Drug Use and Learning

Drugs erode the self-discipline and motivation necessary for learning. Pervasive drug use among students creates a climate in the schools that is destructive to learning. Research shows that drug use can cause a decline in academic performance. This has been found to be true for students who excelled in school prior to drug use as well as for those with academic or behavioral problems prior to use. According to one study, students using marijuana were twice as likely to average D's and F's as other students. The decline in grades often reverses when drug use is stopped.

Drug use is closely tied to being truant and dropping out of school. High school seniors who are heavy drug users are more than three times as likely to skip school as nonusers. About one-fifth of heavy users skipped three or more school days a month, more than six times the truancy rate of nonusers. In a Philadelphia study, dropouts were almost twice as likely to be frequent drug users as were high school graduates; four in five dropouts used drugs regularly.

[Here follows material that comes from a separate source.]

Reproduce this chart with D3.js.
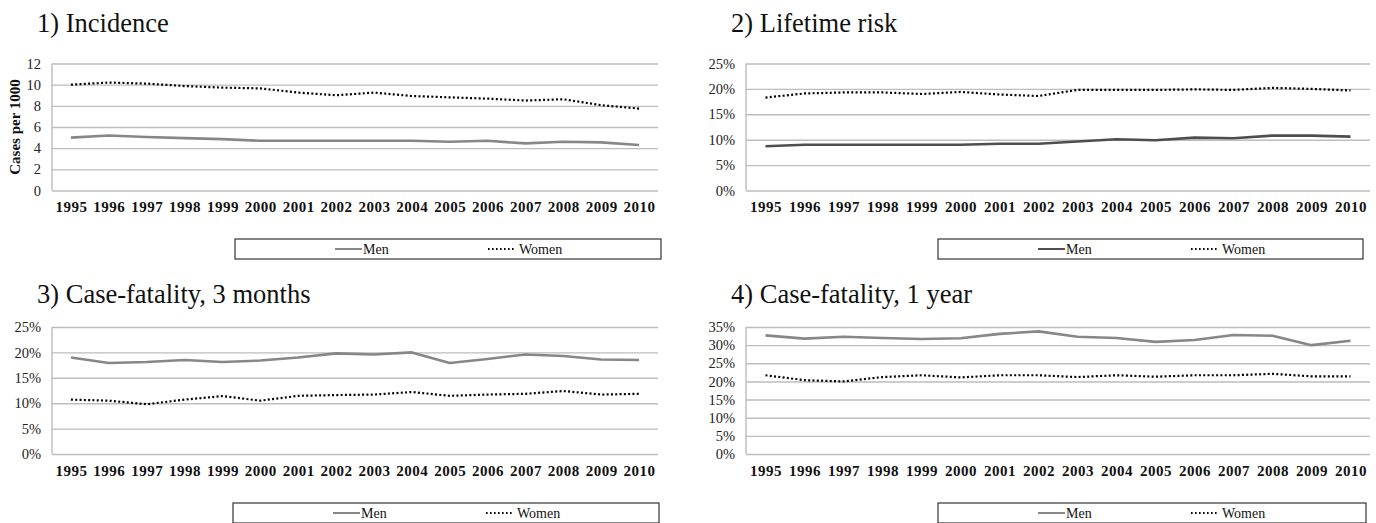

Drug use is associated with crime and misconduct that disrupt the maintenance of an orderly and safe school atmosphere conducive to learning. Drugs not only transform schools into marketplaces for dope deals, they also lead to the destruction of property and to classroom disorder. Among high school seniors, heavy drug users were more than three times as likely to vandalize school property and twice as likely to have been involved in a fight at school or at work as nonusers. Students on drugs create a climate of apathy, disruption, and disrespect for others. For example, among teenage callers to a national cocaine hotline, 32 percent reported that they sold drugs, and 64 percent said that they stole from family, friends, or employers to buy drugs. A drug-ridden environment is a strong deterrent to learning not only for drug users but for other students as well.